Investing activities used cash of $1.3 million during the first quarter of
1998, as compared to $113,000 during the comparable period last year.  The
significant increase in the amount of cash used in investing activities can
be attributed to the expansion of the Steinbach store in Brick, New Jersey
by approximately 11,000 square feet (25% of previous size) and the
remodeling of the Crowley's store located in the Macomb Mall.  The Macomb
store remodel will increase the selling area by 8,000 to 10,000 square feet. 
In addition, a portion of the $1.3 million was used to fund the cost of the
conversion of the Company's computer systems.

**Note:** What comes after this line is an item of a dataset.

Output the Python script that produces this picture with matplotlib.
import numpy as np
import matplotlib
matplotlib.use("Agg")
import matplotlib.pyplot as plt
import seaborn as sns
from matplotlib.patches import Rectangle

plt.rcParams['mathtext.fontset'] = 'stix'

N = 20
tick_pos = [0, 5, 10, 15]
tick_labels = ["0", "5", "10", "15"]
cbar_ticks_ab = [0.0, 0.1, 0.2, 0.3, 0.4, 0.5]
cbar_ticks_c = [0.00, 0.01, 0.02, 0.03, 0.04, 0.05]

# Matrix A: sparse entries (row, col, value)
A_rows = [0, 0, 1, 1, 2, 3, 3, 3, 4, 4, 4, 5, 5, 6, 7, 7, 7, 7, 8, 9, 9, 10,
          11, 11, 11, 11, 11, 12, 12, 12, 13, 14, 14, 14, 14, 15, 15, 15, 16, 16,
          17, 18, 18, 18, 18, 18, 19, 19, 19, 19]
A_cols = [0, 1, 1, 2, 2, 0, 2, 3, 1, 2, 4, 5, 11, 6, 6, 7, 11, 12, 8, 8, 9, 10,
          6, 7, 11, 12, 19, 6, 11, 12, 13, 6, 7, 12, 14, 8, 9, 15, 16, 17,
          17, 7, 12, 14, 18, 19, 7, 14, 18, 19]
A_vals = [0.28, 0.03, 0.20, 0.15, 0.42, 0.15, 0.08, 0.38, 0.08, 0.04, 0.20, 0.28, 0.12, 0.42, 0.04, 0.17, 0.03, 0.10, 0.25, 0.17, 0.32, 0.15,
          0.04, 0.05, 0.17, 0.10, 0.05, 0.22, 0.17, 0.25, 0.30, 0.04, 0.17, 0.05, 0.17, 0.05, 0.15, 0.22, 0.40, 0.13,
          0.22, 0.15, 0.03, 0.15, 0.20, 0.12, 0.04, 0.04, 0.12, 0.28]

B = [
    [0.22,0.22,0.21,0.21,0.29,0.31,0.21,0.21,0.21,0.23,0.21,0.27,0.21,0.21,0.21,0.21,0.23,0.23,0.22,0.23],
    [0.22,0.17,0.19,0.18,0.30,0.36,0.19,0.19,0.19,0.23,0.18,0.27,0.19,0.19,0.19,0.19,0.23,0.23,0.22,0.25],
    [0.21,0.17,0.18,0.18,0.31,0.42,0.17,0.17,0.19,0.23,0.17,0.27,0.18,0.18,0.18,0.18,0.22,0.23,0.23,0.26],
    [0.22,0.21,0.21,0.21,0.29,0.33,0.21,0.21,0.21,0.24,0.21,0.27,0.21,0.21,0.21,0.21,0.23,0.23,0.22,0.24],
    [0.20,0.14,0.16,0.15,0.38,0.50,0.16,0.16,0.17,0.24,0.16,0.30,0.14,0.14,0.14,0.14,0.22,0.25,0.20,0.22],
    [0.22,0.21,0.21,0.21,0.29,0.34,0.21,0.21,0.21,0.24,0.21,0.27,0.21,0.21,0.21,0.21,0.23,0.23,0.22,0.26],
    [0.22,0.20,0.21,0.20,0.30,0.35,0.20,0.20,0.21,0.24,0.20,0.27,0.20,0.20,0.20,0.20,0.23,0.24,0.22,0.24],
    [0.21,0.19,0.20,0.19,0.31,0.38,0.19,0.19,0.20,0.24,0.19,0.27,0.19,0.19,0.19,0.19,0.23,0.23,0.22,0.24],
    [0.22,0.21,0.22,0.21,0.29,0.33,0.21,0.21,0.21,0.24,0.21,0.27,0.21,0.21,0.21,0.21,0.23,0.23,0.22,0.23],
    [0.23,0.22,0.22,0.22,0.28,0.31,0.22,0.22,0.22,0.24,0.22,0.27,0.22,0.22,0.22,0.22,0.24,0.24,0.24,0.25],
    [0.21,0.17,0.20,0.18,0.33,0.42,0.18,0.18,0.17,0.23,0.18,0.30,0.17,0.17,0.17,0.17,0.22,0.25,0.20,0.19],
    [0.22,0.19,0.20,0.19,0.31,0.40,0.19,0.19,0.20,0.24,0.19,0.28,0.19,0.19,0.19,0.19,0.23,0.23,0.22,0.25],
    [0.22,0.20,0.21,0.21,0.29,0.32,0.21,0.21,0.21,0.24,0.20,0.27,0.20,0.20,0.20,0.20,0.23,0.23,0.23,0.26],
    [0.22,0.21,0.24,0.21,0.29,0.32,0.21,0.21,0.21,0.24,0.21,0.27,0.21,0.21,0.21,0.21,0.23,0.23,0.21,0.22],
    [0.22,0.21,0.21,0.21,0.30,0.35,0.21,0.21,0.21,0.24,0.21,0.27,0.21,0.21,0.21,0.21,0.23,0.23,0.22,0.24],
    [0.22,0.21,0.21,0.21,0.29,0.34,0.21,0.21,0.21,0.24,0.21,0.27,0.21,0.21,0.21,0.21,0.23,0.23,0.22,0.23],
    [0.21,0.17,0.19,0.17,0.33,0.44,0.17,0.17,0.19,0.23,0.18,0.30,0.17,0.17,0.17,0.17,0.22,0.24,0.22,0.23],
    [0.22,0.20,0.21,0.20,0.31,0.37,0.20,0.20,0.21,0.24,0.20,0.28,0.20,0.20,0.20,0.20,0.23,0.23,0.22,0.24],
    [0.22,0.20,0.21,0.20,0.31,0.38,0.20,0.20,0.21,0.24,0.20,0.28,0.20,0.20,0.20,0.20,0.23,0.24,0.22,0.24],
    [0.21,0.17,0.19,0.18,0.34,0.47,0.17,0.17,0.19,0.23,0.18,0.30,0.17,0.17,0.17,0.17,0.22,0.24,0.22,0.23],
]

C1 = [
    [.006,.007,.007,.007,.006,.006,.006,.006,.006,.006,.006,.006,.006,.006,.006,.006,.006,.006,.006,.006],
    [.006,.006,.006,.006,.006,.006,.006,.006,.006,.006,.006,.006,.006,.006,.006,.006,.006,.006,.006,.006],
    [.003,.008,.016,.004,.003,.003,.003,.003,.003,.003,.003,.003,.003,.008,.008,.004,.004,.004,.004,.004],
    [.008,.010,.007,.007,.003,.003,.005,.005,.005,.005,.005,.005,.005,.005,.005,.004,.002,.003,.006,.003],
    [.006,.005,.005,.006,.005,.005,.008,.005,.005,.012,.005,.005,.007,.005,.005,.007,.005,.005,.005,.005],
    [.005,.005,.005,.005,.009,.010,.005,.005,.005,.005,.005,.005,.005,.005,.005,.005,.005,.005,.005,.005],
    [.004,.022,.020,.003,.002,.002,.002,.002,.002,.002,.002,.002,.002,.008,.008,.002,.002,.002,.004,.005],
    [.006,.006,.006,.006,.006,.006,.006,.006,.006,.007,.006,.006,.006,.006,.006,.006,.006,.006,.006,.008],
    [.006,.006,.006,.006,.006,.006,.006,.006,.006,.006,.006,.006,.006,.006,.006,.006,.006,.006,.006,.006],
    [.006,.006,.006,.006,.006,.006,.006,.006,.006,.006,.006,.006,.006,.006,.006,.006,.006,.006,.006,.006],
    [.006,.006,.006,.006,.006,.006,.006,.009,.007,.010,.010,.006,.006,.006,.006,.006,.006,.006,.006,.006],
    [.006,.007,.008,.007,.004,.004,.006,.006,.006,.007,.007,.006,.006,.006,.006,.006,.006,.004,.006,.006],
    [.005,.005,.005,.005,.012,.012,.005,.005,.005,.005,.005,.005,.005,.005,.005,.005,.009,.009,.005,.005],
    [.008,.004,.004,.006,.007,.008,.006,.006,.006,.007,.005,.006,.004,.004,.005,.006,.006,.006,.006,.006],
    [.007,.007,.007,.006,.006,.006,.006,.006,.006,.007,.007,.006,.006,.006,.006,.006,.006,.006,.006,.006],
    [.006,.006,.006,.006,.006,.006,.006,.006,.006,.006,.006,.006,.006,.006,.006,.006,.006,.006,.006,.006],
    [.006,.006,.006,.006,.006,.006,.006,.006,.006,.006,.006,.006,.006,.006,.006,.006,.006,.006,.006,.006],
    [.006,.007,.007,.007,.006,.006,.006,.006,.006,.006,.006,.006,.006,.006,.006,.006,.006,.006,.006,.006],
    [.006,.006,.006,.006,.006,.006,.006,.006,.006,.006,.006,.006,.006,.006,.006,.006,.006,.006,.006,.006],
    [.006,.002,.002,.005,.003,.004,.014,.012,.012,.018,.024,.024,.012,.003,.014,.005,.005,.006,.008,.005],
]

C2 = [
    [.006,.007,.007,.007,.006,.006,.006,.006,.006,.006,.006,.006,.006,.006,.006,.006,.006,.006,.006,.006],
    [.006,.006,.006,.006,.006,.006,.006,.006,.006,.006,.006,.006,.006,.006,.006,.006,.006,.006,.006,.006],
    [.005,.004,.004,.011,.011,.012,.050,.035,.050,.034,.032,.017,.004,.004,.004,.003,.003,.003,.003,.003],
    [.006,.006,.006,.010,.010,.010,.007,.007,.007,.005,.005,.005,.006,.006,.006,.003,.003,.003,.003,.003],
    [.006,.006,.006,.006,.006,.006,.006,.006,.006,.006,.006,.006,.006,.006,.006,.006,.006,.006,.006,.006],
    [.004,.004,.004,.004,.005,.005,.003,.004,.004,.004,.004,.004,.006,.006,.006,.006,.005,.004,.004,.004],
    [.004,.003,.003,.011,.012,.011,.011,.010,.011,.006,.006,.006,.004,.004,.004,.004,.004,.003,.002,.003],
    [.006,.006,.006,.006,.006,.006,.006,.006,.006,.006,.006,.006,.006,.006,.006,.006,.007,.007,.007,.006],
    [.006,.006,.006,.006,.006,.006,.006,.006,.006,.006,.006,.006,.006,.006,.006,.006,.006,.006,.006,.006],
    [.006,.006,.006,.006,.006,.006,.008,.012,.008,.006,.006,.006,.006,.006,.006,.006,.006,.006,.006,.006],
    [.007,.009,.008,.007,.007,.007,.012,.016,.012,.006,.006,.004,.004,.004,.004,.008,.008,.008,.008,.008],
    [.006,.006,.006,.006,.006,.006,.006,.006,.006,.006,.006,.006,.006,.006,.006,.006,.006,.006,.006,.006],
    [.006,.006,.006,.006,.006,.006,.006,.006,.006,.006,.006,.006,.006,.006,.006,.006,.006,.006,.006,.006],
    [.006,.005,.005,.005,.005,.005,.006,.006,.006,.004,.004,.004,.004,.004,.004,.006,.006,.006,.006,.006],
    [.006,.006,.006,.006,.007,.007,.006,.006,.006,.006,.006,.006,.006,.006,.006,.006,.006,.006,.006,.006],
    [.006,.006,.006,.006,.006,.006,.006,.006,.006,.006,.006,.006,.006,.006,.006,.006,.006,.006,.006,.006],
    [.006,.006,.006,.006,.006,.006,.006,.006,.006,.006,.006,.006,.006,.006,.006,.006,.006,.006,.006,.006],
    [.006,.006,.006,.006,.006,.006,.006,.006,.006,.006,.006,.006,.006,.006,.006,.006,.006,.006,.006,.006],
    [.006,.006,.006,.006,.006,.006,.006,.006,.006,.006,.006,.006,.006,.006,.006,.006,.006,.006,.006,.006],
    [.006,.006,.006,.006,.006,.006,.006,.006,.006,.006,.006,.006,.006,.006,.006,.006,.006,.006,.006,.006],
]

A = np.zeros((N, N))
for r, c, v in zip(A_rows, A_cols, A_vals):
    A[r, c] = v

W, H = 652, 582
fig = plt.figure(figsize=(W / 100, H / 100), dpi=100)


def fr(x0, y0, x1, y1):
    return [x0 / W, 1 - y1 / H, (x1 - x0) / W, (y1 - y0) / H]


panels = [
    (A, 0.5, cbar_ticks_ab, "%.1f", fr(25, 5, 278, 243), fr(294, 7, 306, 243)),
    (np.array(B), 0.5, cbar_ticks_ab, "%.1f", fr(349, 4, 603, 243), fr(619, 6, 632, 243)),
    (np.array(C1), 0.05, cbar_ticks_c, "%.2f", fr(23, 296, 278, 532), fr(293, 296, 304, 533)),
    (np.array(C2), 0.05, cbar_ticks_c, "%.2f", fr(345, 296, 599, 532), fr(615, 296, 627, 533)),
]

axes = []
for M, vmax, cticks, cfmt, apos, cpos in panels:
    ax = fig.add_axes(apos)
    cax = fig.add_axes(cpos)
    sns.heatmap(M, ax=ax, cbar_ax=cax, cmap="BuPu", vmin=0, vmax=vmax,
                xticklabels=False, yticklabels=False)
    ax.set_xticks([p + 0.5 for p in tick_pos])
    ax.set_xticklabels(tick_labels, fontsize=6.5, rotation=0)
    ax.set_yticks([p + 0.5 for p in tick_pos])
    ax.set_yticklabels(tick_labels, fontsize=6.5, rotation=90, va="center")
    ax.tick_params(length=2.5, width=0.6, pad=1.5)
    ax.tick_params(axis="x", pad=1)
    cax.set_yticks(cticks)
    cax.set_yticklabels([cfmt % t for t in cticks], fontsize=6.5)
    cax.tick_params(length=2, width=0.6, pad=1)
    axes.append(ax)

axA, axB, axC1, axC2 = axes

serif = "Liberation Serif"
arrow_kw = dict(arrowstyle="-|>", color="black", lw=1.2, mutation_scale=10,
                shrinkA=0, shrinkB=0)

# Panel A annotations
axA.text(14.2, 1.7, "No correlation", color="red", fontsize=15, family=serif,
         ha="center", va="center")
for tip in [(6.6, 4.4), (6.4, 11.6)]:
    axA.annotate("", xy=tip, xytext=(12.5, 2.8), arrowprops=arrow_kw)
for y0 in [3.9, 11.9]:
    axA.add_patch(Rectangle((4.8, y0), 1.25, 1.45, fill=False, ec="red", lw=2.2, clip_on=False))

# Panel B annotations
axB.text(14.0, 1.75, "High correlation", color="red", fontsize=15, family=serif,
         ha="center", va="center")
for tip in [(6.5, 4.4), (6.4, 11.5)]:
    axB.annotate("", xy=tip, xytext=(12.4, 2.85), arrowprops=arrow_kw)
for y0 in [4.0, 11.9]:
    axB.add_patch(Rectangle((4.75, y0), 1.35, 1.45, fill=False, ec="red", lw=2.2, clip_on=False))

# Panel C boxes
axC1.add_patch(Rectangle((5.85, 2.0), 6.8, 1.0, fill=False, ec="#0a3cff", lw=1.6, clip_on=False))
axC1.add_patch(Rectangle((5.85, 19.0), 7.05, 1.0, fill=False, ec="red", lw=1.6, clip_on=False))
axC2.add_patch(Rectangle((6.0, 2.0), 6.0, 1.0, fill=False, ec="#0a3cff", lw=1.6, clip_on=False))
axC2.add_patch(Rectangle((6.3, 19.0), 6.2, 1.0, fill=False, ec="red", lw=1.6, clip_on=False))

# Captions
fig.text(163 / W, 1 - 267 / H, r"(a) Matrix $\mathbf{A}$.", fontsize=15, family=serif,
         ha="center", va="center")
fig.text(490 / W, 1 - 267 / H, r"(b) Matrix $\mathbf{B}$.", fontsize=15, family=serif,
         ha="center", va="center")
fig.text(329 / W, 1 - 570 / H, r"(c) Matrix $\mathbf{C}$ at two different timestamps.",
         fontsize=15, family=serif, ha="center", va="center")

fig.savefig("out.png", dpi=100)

Net cash provided by financing activities increased during the first quarter
of 1998 ($5.1 million) when compared to the net cash provided by financing
activities during the first quarter of 1997 ($3.7 million).  This increase
is attributable to increased borrowings on the Company's revolving line of
credit in order to fund merchandise purchases and the losses incurred during
the quarter.

At May 2, 1998, the Company's working capital decreased to $2.9 million from
the $9.3 million available at May 3, 1997.  At May 2, 1998, the Company's
working capital ratio was 1.05, down from the 1.22 reported at May 3, 1997.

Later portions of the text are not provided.